妻と話していて気が付いたことがある。
妻が職場で男性と話した内容を自宅に持ち帰って話す。
妻の職場の男性社員の結婚生活についての話で、「ほとんど話すことがないんだ」といった発言があったらしい。
そのときの妻の反応は、「さびしくないですか?」と聞き、男性社員の方は「さびしくないよ、気楽だよ」と応答。
最初にこの話を聞いた時は、そういう夫婦生活もあるといっただけの感想を持ったが、多少の違和感があった。
違和感の正体は、この会話は実は成立していないのではないかということだ。
妻は、「さびしくないですか?」というのは、男性社員の方がさびしいと感じているのかと聞いているのではなく、妻のフィルターを通して、男性社員の奥様の気持ちを代弁している。

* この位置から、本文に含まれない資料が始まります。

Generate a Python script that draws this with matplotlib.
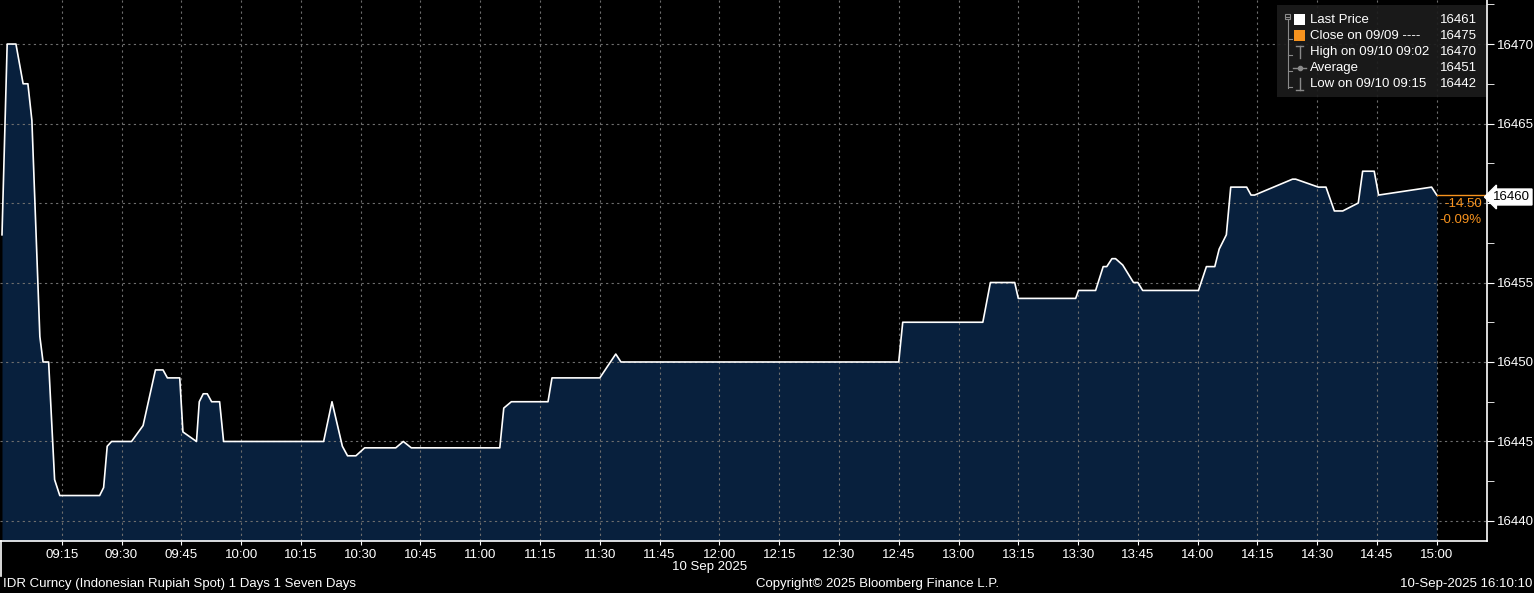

それに対して男性社員の方は、自分に向けられた質問だと思って、回答している。
私も同じように、眼前にいる相手から私に関する質問されると、私のことについて話す。
妻は違って、妻は妻のフィルターを通した他人のことを眼前の相手に話す。
もっと正確にいうと、妻は眼前にいる相手及びその話に関係する他者のことを考えて、眼前の相手に話す。
これが妻の話の主語が誰になっているのかわからず、話が理解できない理由のひとつだと感じた。
ここで得た教訓は、私は一人称、妻は複数称であること。
枕草子などの古典で、主語判断をもっと学んでおくべきだった。